В этом ключе представляют интерес документы внутренней переписки Исполкома совета Володарского района Ленинграда с управлением милиции о проведении паспортизации в 1933 г. Районные власти направили в апреле начальникам ряда отделений милиции письма следующего содержания: «Президиум Володарского райсовета просит в срочном порядке сообщить о числе зарегистрированных случаев самоубийств и покушений на самоубийства, произошедших связи с проводимой паспортизацией»[206]. Случаи добровольного ухода из жизни в данной ситуации должны были носить ярко выраженный альтруистический характер, когда человек не в состоянии продолжать существование вне чрезмерно отрегулированной социальной среды. Известный петербургский литератор В. Шефнер, в 1933 г. восемнадцатилетний юноша, в своих воспоминаниях зафиксировал состояние, которое испытывали многие жители Ленинграда в период паспортизации. Имея родственников, лишенных избирательных прав и не рассчитывавших на получение паспортов, молодой человек не без оснований считал, что ему придется покинуть Ленинград.
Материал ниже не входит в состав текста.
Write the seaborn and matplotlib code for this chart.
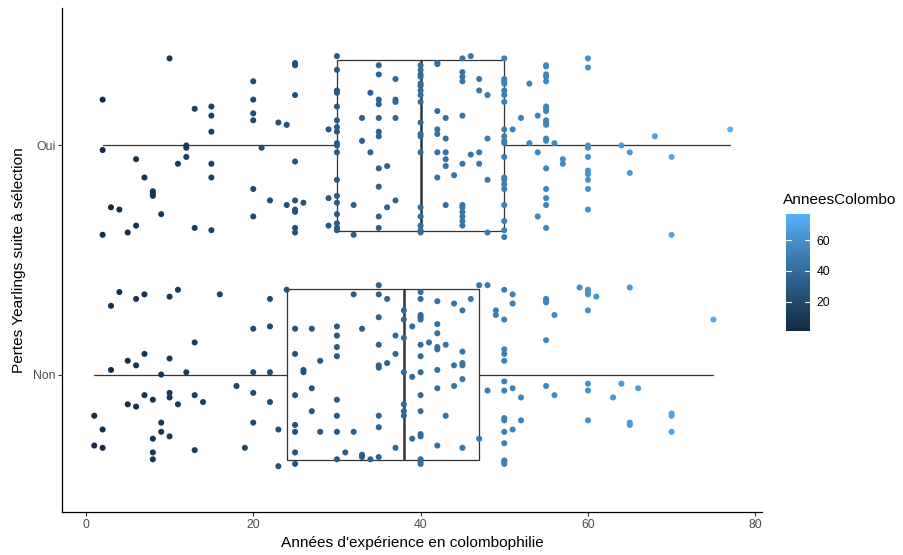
import numpy as np
import pandas as pd
import matplotlib
matplotlib.use("Agg")
import matplotlib.pyplot as plt
import seaborn as sns
from matplotlib.colors import ListedColormap, Normalize
from matplotlib.cm import ScalarMappable

# ---------------- data ----------------
categories = ["Oui", "Non"]

oui_years = [10, 2, 2, 6, 7, 8, 8, 8, 3, 4, 2, 5, 6, 9, 11, 12, 12, 12, 13, 15,
             15, 15, 15, 15, 13, 15, 20, 20, 20, 20, 21, 20, 20, 22, 23, 24, 24, 25, 26, 25,
             25, 25, 25, 25, 25, 25, 25, 29, 29, 29,
             30, 30, 30, 30, 30, 30, 30, 30, 30, 30, 30, 30, 30, 30, 30, 30, 30, 30,
             32, 32, 33, 33, 34, 34,
             35, 35, 35, 35, 35, 35, 35, 35, 35, 35, 35,
             36, 36, 37, 37, 37, 37, 37,
             40, 40, 40, 40, 40, 40, 40, 40, 40, 40, 40, 40, 40, 40, 40, 40, 40, 40,
             42, 42, 42, 42, 42, 42, 42,
             43, 43, 43, 43, 43, 43, 44,
             45, 45, 45, 45, 45, 45, 45, 45, 45, 45, 45, 45,
             46, 46, 47, 47, 47, 47, 48, 48, 48, 48,
             50, 50, 50, 50, 50, 50, 50, 50, 50, 50, 50, 50, 50, 50, 50, 50, 50, 50, 50, 50,
             51, 52, 53, 53, 54, 54, 54,
             55, 55, 55, 55, 55, 55, 55, 55, 55, 55, 55, 55, 55, 55, 55, 55, 55, 55,
             56, 57, 57,
             60, 60, 60, 60, 60, 60, 60, 60, 60, 60,
             64, 65, 65, 68, 70, 70, 77]
oui_jitter = [-0.38, -0.20, 0.02, 0.06, 0.14, 0.20, 0.21, 0.22, 0.27, 0.28,
              0.39, 0.38, 0.35, 0.30, 0.08, 0.00, 0.01, 0.05, -0.16, -0.17,
              -0.13, -0.06, 0.08, 0.14, 0.36, 0.37, -0.28, -0.20, -0.14, -0.11,
              0.01, 0.19, 0.31, 0.24, -0.10, -0.09, 0.26, 0.24, 0.25, 0.28,
              0.29, -0.36, -0.35, -0.22, 0.07, 0.36, 0.38, -0.07, 0.23, 0.35,
              -0.39, -0.33, -0.24, -0.23, -0.17, -0.11, -0.08, -0.06, -0.01, 0.00,
              0.03, 0.15, 0.22, 0.25, 0.30, 0.34, 0.36, 0.37,
              0.26, 0.39, -0.12, -0.02, -0.23, 0.03,
              -0.35, -0.31, -0.20, -0.18, -0.12, -0.06, -0.04, 0.10, 0.18, 0.31, 0.36,
              0.09, 0.27, 0.24, -0.29, -0.20, -0.19, -0.12,
              -0.35, -0.33, -0.31, -0.30, -0.27, -0.26, -0.24, -0.22, -0.19, -0.10,
              -0.05, -0.04, 0.03, 0.27, 0.31, 0.35, 0.37, 0.38,
              -0.36, -0.355, -0.15, -0.07, -0.05, 0.03, 0.14,
              -0.12, -0.03, 0.03, 0.06, 0.09, 0.26, 0.13,
              -0.38, -0.32, -0.30, -0.28, -0.13, 0.08, 0.26, 0.27, 0.29, 0.31, 0.33, 0.35,
              -0.39, 0.04, -0.29, -0.24, 0.03, 0.08, -0.22, -0.03, 0.15, 0.38,
              -0.38, -0.29, -0.28, -0.27, -0.24, -0.22, -0.19, -0.07, -0.04, -0.02,
              -0.01, 0.05, 0.14, 0.15, 0.17, 0.19, 0.26, 0.33, 0.37, 0.40,
              -0.07, -0.12, -0.27, -0.01, -0.13, 0.03, 0.31,
              -0.35, -0.345, -0.31, -0.30, -0.28, -0.17, -0.16, -0.15, -0.11, -0.10,
              -0.09, -0.03, -0.02, 0.10, 0.19, 0.23, 0.26, 0.36,
              -0.01, 0.06, 0.08,
              -0.38, -0.34, 0.00, 0.01, 0.05, 0.11, 0.125, 0.15, 0.19, 0.28,
              0.00, 0.03, 0.12, -0.04, 0.05, 0.39, -0.07]

non_years = [4, 3, 6, 7, 10, 11, 16, 22, 24, 20, 22, 13, 5, 6, 7, 10, 3, 9, 12, 20,
             22, 18, 7, 8, 10, 10, 13, 5, 6, 11, 14, 20, 22, 1, 2, 1, 2, 9, 9, 10,
             8, 8, 8, 13, 19, 20, 23, 23,
             25, 25, 25, 25, 25, 25, 25, 26, 26, 27, 27, 27, 28, 28,
             30, 30, 30, 30, 30, 30, 30, 30, 31, 32, 32, 33, 33, 33, 34,
             35, 35, 35, 35, 35, 35, 35, 35, 35, 36, 36, 37, 37, 37,
             38, 38, 38, 38, 38, 38, 38, 39, 39, 39,
             40, 40, 40, 40, 40, 40, 40, 40, 40, 40, 40, 40, 40, 40, 40,
             41, 42, 42, 42, 42, 42, 42, 42, 42, 43, 43, 44, 44, 44,
             45, 45, 45, 45, 45, 45, 46, 47, 47, 48, 48, 49, 49,
             50, 50, 50, 50, 50, 50, 50, 50, 50, 50, 50, 50, 50, 50,
             51, 51, 51, 51, 52, 52, 55, 55, 55, 55, 55, 56, 56, 59,
             60, 60, 60, 60, 60, 60, 60, 61, 63, 64, 65, 65, 65, 66, 70, 70, 70, 75]
non_jitter = [-0.36, -0.30, -0.33, -0.35, -0.34, -0.37, -0.35, -0.33, -0.37, -0.20,
              -0.21, -0.14, -0.06, -0.04, -0.09, -0.07, -0.02, 0.00, -0.01, -0.01,
              -0.01, 0.05, 0.09, 0.11, 0.08, 0.10, 0.09, 0.13, 0.14, 0.13,
              0.12, 0.08, 0.12, 0.18, 0.24, 0.31, 0.32, 0.21, 0.25, 0.27,
              0.28, 0.34, 0.37, 0.33, 0.32, 0.21, 0.24, 0.40,
              -0.20, -0.09, 0.09, 0.22, 0.25, 0.34, 0.39, -0.02, -0.01, -0.20, 0.06, 0.16,
              -0.06, 0.25,
              -0.21, -0.17, -0.12, -0.08, 0.11, 0.18, 0.25, 0.37, 0.34, -0.35, 0.25,
              -0.20, 0.35, 0.36, 0.37,
              -0.39, -0.35, -0.25, -0.13, -0.04, -0.03, 0.18, 0.23, 0.36, -0.33, -0.05,
              -0.17, -0.09, 0.32,
              -0.28, -0.24, -0.16, -0.01, 0.13, 0.16, 0.18, -0.21, 0.01, 0.28,
              -0.36, -0.33, -0.26, -0.25, -0.24, -0.13, -0.08, -0.01, 0.09, 0.16,
              0.26, 0.27, 0.37, 0.38, 0.39,
              -0.14, -0.32, -0.22, -0.18, -0.12, -0.11, -0.02, 0.06, 0.31, -0.13, 0.18,
              -0.31, -0.04, 0.05,
              -0.28, -0.10, -0.05, -0.04, 0.02, 0.32, -0.33, -0.39, 0.28, -0.39, 0.07,
              -0.28, -0.26,
              -0.37, -0.24, -0.11, -0.09, -0.06, 0.03, 0.07, 0.19, 0.20, 0.25, 0.30,
              0.375, 0.38, 0.39,
              -0.35, -0.31, 0.06, 0.24, 0.10, 0.20, -0.33, -0.32, -0.315, -0.15, 0.05,
              -0.26, 0.09, -0.38,
              -0.37, -0.36, -0.35, -0.28, 0.04, 0.07, 0.20, -0.34, 0.10, 0.04,
              -0.38, 0.21, 0.22, 0.06, 0.17, 0.18, 0.25, -0.24]

# box statistics (Oui, Non)
box_q1 = [30, 24]
box_median = [40, 38]
box_q3 = [50, 47]
box_low = [2, 1]
box_high = [77, 75]

x_ticks = [0, 20, 40, 60, 80]
cbar_ticks = [20, 40, 60]
color_min, color_max = 1, 77

# ---------------- ggplot-like gradient (Lab interpolation) ----------------
_M = np.array([[0.4124564, 0.3575761, 0.1804375],
               [0.2126729, 0.7151522, 0.0721750],
               [0.0193339, 0.1191920, 0.9503041]])
_W = np.array([0.95047, 1.0, 1.08883])


def hex_to_lab(h):
    rgb = np.array([int(h[i:i + 2], 16) / 255 for i in (1, 3, 5)])
    lin = np.where(rgb <= 0.04045, rgb / 12.92, ((rgb + 0.055) / 1.055) ** 2.4)
    xyz = _M @ lin / _W
    d = 6 / 29
    f = np.where(xyz > d ** 3, np.cbrt(xyz), xyz / (3 * d * d) + 4 / 29)
    return np.array([116 * f[1] - 16, 500 * (f[0] - f[1]), 200 * (f[1] - f[2])])


def lab_to_rgb(lab):
    L, a, b = lab
    fy = (L + 16) / 116
    fx = fy + a / 500
    fz = fy - b / 200
    d = 6 / 29
    f = np.array([fx, fy, fz])
    xyz = np.where(f > d, f ** 3, 3 * d * d * (f - 4 / 29)) * _W
    lin = np.linalg.solve(_M, xyz)
    lin = np.clip(lin, 0, 1)
    rgb = np.where(lin <= 0.0031308, 12.92 * lin, 1.055 * lin ** (1 / 2.4) - 0.055)
    return np.clip(rgb, 0, 1)


lab_lo, lab_hi = hex_to_lab("#132B43"), hex_to_lab("#56B1F7")
cmap = ListedColormap([lab_to_rgb(lab_lo + t * (lab_hi - lab_lo))
                       for t in np.linspace(0, 1, 256)])
norm = Normalize(color_min, color_max)

# ---------------- frame ----------------
sns.set_style("ticks")
plt.rcParams["font.family"] = ["Liberation Sans", "DejaVu Sans"]

df = pd.DataFrame({
    "years": oui_years + non_years,
    "group": [categories[0]] * len(oui_years) + [categories[1]] * len(non_years),
    "jitter": oui_jitter + non_jitter,
})
df["ypos"] = df["group"].map({c: i for i, c in enumerate(categories)}) + df["jitter"]

fig = plt.figure(figsize=(9.04, 5.55), dpi=100)
ax = fig.add_axes([0.0691, 0.0775, 0.7738, 0.9081])

stats = [dict(med=box_median[i], q1=box_q1[i], q3=box_q3[i],
              whislo=box_low[i], whishi=box_high[i], fliers=[], label=categories[i])
         for i in range(len(categories))]
ax.bxp(stats, positions=list(range(len(categories))), widths=0.75,
       orientation="horizontal", showfliers=False, showcaps=False,
       patch_artist=True, manage_ticks=False, zorder=1,
       boxprops=dict(facecolor="white", edgecolor="#333333", linewidth=0.9),
       whiskerprops=dict(color="#333333", linewidth=0.9),
       medianprops=dict(color="#333333", linewidth=1.8))

sns.scatterplot(data=df, x="years", y="ypos", hue="years", palette=cmap,
                hue_norm=norm, s=19, linewidth=0, legend=False, ax=ax, zorder=3)

ax.set_xlim(-2.8, 80.8)
ax.set_ylim(1.6, -0.6)
ax.set_xticks(x_ticks)
ax.set_yticks(range(len(categories)))
ax.set_yticklabels(categories)
ax.set_xlabel("")
ax.set_ylabel("")
for s in ["top", "right"]:
    ax.spines[s].set_visible(False)
for s in ["left", "bottom"]:
    ax.spines[s].set_color("black")
    ax.spines[s].set_linewidth(0.9)
ax.tick_params(axis="both", length=2.7, width=0.8, color="#333333",
               labelcolor="#4D4D4D", labelsize=8.8, pad=2.2)

fig.text(412 / 904, 1 - 543 / 555, "Années d'expérience en colombophilie",
         ha="center", va="center", fontsize=11.1, color="black")
fig.text(19 / 904, 1 - 260 / 555, "Pertes Yearlings suite à sélection",
         ha="center", va="center", rotation=90, fontsize=11.1, color="black")

# ---------------- colour bar legend ----------------
cax = fig.add_axes([785.7 / 904, 1 - 330.7 / 555, 24.3 / 904, 116.7 / 555])
cb = fig.colorbar(ScalarMappable(norm=norm, cmap=cmap), cax=cax, ticks=cbar_ticks)
cb.outline.set_visible(False)
cax.tick_params(length=0, labelsize=8.8, labelcolor="black", pad=4.8)
for t in cbar_ticks:
    cax.plot([0, 0.2], [t, t], color="white", lw=0.8, transform=cax.get_yaxis_transform())
    cax.plot([0.8, 1], [t, t], color="white", lw=0.8, transform=cax.get_yaxis_transform())
fig.text(783 / 904, 1 - 200 / 555, "AnneesColombo", ha="left", va="center",
         fontsize=11.1, color="black")

fig.savefig("out.png", dpi=100)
Перспектива социальной дезадаптации угнетала. «В эти дни в моей памяти, — вспоминал Шефнер, — все время прокручивалось стихотворение Брюсова «Демон самоубийства». Оно давно запало мне в душу своей убедительной трагичностью, но прежде я считал, что ко мне оно прямого отношения не имеет, а теперь мне стало чудиться, что оно — подсказка для меня. Может быть, жить мне не стоит? Помру — и тогда никаких тревог»[207]. К счастью, от мысли свести счеты с жизнью будущего литератора отвлек случайно зашедший приятель. Он довольно несерьезно, даже шутовски отнесся к «печальному замыслу», что, по словам Шефнера, и помогло разрядить душевный кризис. Логические доводы не смогли бы пробудить волю к жизни.

Вероятно, так же рассуждали и властные структуры — логика общественно-политической ситуации должна была привести к всплеску самоубийств. Процесс отслеживания фактов суицида расширялся. К нему были подключены даже органы здравоохранения, хотя «через них», как указывалось в письме заведующего Володарским райздравотделом от 5 апреля 1933 г. в районный совет, такие «…случаи, как-то смерть внезапная, смерть, последовавшая без наблюдения врача… не проходили, а направлялись в органы милиции для разрешения судебно-медицинской экспертизы»[208]. И все же случаи самоубийств весной 1933 г. не были многочисленными. Три отделения милиции Володарского района зафиксировали всего лишь один факт завершенного суицида и две попытки покончить с собой[209]. И хотя во всех милицейских документах присутствовала фраза о регистрации «случаев самоубийств и покушений на самоубийства в связи с проводимой паспортизацией», прямую связь суицидальных проявлений с процессом выдачи населению паспортов установить не удалось. Эта ситуация особенна любопытна. Властные структуры предполагали, что люди, не получившие паспорта, должны избрать крайнюю форму ретритистского поведения — самоубийство. Оно, таким образом, могло считаться нормой поведения для лиц, социально чуждых советскому строю.